====== RAW RECORDS

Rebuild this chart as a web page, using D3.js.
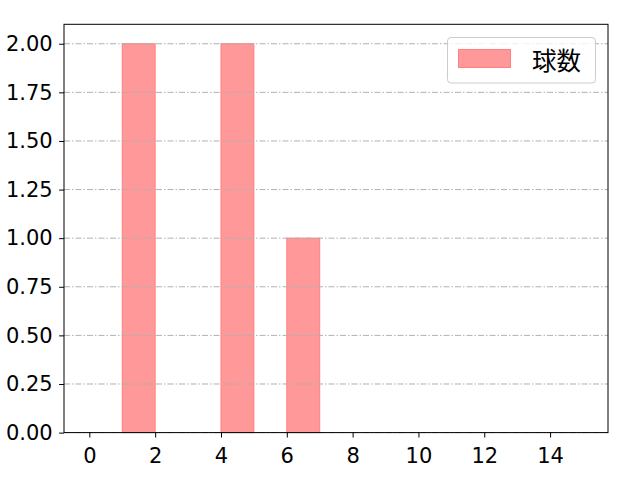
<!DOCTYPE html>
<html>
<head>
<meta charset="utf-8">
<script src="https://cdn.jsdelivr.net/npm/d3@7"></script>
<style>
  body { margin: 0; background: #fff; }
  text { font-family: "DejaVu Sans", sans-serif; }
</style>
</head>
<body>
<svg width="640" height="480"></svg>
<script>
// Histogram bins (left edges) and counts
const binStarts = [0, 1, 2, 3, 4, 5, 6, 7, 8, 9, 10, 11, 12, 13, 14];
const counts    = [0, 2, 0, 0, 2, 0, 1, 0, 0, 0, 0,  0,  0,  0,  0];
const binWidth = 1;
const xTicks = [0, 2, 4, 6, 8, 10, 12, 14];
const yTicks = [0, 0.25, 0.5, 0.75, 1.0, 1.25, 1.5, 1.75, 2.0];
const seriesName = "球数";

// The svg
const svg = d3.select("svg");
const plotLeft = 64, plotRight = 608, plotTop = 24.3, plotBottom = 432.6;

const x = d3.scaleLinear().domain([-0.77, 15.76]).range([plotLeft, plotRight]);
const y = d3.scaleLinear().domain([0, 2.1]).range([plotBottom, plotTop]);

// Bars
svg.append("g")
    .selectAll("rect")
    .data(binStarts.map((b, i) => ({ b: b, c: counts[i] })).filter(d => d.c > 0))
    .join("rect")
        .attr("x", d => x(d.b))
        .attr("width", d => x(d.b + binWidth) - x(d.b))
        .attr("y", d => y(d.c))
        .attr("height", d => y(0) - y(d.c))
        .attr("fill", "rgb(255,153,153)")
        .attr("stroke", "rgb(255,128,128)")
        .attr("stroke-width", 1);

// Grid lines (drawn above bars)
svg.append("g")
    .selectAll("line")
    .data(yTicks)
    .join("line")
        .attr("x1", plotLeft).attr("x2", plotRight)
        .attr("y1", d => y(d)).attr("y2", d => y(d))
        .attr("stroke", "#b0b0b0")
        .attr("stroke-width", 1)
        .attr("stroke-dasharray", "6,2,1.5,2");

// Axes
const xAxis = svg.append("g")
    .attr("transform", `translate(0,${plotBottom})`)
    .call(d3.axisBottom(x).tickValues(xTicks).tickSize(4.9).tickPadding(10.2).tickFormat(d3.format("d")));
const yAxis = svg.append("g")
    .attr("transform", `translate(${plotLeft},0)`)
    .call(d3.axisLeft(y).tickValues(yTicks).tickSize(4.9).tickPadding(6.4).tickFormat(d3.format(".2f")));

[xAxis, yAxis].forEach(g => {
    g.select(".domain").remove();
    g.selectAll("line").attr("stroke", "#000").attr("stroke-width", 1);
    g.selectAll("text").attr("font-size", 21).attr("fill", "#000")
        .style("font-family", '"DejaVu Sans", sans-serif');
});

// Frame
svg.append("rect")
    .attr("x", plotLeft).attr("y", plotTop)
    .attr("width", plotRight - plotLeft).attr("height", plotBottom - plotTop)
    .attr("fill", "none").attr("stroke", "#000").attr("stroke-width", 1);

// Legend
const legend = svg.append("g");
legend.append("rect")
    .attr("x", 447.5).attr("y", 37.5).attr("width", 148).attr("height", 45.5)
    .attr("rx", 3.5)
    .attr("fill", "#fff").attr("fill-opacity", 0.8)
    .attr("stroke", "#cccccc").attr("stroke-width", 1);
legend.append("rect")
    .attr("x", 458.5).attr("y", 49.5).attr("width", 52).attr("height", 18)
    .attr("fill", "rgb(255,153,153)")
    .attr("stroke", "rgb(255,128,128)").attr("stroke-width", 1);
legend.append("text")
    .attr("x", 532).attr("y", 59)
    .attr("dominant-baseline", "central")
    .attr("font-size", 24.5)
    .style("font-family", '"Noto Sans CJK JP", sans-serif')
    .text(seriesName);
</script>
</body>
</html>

============
====== RAW RECORDS

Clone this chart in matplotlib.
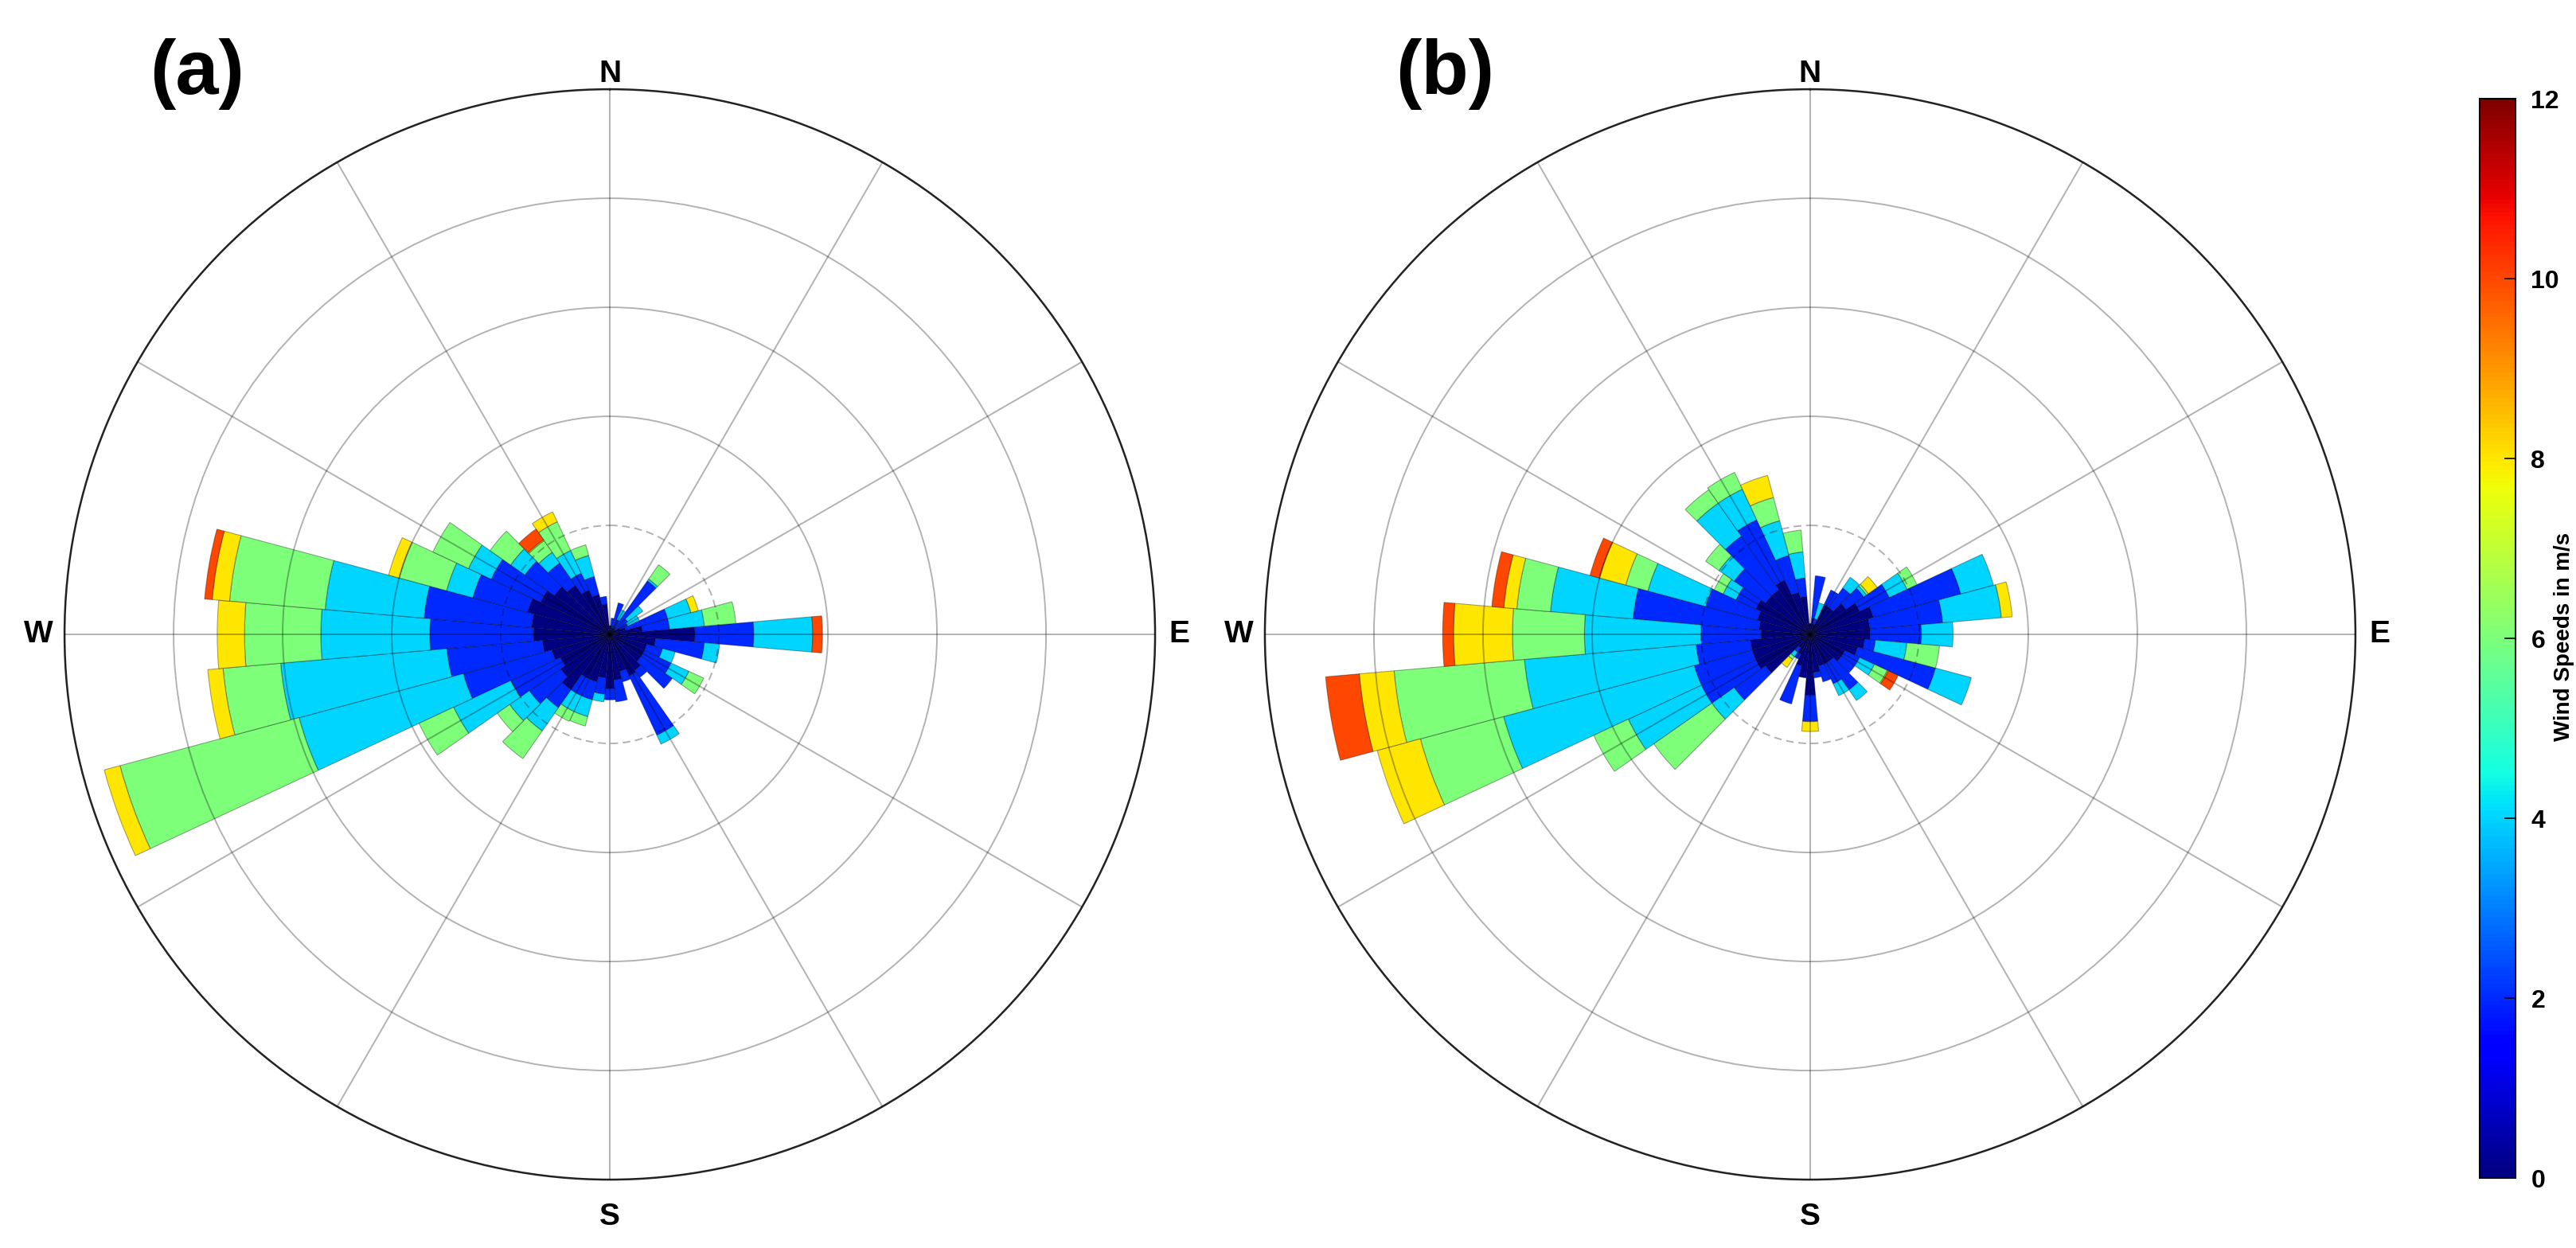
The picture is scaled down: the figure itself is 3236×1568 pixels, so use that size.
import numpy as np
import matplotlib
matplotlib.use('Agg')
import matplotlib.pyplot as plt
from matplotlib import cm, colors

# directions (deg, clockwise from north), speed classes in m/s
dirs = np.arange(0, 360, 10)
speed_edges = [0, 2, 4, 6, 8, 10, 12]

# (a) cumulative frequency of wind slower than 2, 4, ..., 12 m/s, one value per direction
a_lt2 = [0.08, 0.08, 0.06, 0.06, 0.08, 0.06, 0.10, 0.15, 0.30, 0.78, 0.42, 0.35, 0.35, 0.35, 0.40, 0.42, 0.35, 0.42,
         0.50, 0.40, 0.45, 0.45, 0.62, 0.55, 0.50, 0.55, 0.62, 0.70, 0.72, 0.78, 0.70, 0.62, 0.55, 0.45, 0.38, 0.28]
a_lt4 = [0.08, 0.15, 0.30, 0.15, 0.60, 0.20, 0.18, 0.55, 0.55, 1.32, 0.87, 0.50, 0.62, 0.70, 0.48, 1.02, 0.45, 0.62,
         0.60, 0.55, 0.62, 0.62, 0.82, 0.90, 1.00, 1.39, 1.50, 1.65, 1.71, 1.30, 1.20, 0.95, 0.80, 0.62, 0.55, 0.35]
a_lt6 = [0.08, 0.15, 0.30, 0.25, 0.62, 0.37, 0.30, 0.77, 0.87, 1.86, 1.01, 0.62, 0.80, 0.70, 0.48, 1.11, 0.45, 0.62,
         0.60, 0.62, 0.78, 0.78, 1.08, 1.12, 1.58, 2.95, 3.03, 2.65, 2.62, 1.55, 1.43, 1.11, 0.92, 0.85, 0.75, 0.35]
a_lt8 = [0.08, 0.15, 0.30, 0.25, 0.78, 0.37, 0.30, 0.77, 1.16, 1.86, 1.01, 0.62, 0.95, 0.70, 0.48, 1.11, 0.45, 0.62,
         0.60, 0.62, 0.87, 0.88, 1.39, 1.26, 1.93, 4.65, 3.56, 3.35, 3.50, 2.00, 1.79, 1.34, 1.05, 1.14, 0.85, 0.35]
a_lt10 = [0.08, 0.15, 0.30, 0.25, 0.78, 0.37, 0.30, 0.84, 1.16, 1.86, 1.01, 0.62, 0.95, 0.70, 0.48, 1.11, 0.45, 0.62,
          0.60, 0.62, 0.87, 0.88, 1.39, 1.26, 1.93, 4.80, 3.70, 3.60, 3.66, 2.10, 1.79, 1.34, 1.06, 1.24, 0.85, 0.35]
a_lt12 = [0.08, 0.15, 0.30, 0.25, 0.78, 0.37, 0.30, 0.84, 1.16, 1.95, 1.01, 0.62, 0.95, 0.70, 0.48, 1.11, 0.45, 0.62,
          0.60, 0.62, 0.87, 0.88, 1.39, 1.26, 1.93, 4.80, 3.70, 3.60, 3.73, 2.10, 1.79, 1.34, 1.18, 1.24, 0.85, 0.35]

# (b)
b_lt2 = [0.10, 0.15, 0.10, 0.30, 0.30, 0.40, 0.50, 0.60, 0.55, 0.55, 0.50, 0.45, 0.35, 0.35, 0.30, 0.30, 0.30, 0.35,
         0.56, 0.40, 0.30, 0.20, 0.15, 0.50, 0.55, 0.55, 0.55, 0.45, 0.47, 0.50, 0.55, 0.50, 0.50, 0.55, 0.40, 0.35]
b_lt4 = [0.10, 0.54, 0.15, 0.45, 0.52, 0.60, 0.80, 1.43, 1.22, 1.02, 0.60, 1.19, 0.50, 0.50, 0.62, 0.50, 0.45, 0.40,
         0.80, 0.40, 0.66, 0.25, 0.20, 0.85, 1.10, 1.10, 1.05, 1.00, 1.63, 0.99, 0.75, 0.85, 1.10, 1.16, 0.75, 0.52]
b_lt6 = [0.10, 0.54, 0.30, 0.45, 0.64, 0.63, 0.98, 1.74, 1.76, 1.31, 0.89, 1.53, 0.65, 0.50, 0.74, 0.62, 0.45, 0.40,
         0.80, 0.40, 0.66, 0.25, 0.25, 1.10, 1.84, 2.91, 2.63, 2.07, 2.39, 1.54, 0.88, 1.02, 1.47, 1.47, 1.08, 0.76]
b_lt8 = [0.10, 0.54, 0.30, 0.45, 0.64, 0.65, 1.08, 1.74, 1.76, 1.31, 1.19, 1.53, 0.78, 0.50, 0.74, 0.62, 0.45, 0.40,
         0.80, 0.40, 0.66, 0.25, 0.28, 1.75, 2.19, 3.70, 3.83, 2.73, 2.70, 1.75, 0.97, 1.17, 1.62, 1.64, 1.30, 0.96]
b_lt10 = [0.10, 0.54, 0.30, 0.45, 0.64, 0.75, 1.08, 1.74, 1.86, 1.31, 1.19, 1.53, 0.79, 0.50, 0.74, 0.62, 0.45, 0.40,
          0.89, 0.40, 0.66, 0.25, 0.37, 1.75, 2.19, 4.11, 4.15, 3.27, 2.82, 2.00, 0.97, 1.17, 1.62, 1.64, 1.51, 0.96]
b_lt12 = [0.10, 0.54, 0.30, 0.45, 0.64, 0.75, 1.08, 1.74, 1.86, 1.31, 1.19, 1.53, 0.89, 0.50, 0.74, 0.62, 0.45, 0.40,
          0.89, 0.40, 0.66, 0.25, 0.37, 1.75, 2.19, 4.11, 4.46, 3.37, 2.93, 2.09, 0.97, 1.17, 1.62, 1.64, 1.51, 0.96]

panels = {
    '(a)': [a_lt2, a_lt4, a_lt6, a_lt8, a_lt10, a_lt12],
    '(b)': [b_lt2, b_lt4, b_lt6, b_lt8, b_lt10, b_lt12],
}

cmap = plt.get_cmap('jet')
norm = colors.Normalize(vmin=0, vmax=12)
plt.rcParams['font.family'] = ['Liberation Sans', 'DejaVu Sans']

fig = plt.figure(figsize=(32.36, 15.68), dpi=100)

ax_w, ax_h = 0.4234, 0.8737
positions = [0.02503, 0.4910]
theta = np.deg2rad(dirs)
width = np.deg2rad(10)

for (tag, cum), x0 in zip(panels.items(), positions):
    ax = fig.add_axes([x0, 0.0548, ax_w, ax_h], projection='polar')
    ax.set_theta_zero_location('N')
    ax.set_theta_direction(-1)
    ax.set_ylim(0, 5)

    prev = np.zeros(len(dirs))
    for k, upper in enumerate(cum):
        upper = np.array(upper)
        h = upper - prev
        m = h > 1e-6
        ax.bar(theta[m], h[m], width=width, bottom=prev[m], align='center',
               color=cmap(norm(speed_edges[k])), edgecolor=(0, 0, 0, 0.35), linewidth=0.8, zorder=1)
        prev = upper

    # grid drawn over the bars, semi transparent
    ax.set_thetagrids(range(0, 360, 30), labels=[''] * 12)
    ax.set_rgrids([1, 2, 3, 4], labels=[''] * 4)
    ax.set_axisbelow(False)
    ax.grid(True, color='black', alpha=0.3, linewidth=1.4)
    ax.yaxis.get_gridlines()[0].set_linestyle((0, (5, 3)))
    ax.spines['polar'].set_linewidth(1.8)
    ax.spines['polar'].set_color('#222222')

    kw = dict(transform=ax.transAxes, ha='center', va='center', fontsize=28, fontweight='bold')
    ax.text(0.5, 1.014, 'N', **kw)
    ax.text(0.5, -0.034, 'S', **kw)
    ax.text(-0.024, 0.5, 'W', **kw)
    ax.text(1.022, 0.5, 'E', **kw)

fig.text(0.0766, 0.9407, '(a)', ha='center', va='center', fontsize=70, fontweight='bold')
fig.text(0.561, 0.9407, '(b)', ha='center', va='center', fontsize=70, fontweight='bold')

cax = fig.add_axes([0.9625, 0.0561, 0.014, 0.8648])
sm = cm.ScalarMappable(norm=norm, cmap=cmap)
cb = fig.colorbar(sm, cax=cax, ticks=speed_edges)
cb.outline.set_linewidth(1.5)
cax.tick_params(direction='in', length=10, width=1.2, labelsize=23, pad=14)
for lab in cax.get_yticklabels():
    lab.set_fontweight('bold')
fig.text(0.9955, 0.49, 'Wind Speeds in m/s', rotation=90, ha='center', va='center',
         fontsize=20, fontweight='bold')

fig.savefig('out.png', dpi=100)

============

▶ _TO BE DONE_
Both the line with "Clone this chart in matplotlib." and the line with "1.18, 1.24, 0.85, 0.35]" are included: reproduce them and every line between, exactly, with pictures omitted.

▶ _RESULT OF THE TASK_
Clone this chart in matplotlib.
The picture is scaled down: the figure itself is 3236×1568 pixels, so use that size.
import numpy as np
import matplotlib
matplotlib.use('Agg')
import matplotlib.pyplot as plt
from matplotlib import cm, colors

# directions (deg, clockwise from north), speed classes in m/s
dirs = np.arange(0, 360, 10)
speed_edges = [0, 2, 4, 6, 8, 10, 12]

# (a) cumulative frequency of wind slower than 2, 4, ..., 12 m/s, one value per direction
a_lt2 = [0.08, 0.08, 0.06, 0.06, 0.08, 0.06, 0.10, 0.15, 0.30, 0.78, 0.42, 0.35, 0.35, 0.35, 0.40, 0.42, 0.35, 0.42,
         0.50, 0.40, 0.45, 0.45, 0.62, 0.55, 0.50, 0.55, 0.62, 0.70, 0.72, 0.78, 0.70, 0.62, 0.55, 0.45, 0.38, 0.28]
a_lt4 = [0.08, 0.15, 0.30, 0.15, 0.60, 0.20, 0.18, 0.55, 0.55, 1.32, 0.87, 0.50, 0.62, 0.70, 0.48, 1.02, 0.45, 0.62,
         0.60, 0.55, 0.62, 0.62, 0.82, 0.90, 1.00, 1.39, 1.50, 1.65, 1.71, 1.30, 1.20, 0.95, 0.80, 0.62, 0.55, 0.35]
a_lt6 = [0.08, 0.15, 0.30, 0.25, 0.62, 0.37, 0.30, 0.77, 0.87, 1.86, 1.01, 0.62, 0.80, 0.70, 0.48, 1.11, 0.45, 0.62,
         0.60, 0.62, 0.78, 0.78, 1.08, 1.12, 1.58, 2.95, 3.03, 2.65, 2.62, 1.55, 1.43, 1.11, 0.92, 0.85, 0.75, 0.35]
a_lt8 = [0.08, 0.15, 0.30, 0.25, 0.78, 0.37, 0.30, 0.77, 1.16, 1.86, 1.01, 0.62, 0.95, 0.70, 0.48, 1.11, 0.45, 0.62,
         0.60, 0.62, 0.87, 0.88, 1.39, 1.26, 1.93, 4.65, 3.56, 3.35, 3.50, 2.00, 1.79, 1.34, 1.05, 1.14, 0.85, 0.35]
a_lt10 = [0.08, 0.15, 0.30, 0.25, 0.78, 0.37, 0.30, 0.84, 1.16, 1.86, 1.01, 0.62, 0.95, 0.70, 0.48, 1.11, 0.45, 0.62,
          0.60, 0.62, 0.87, 0.88, 1.39, 1.26, 1.93, 4.80, 3.70, 3.60, 3.66, 2.10, 1.79, 1.34, 1.06, 1.24, 0.85, 0.35]
a_lt12 = [0.08, 0.15, 0.30, 0.25, 0.78, 0.37, 0.30, 0.84, 1.16, 1.95, 1.01, 0.62, 0.95, 0.70, 0.48, 1.11, 0.45, 0.62,
          0.60, 0.62, 0.87, 0.88, 1.39, 1.26, 1.93, 4.80, 3.70, 3.60, 3.73, 2.10, 1.79, 1.34, 1.18, 1.24, 0.85, 0.35]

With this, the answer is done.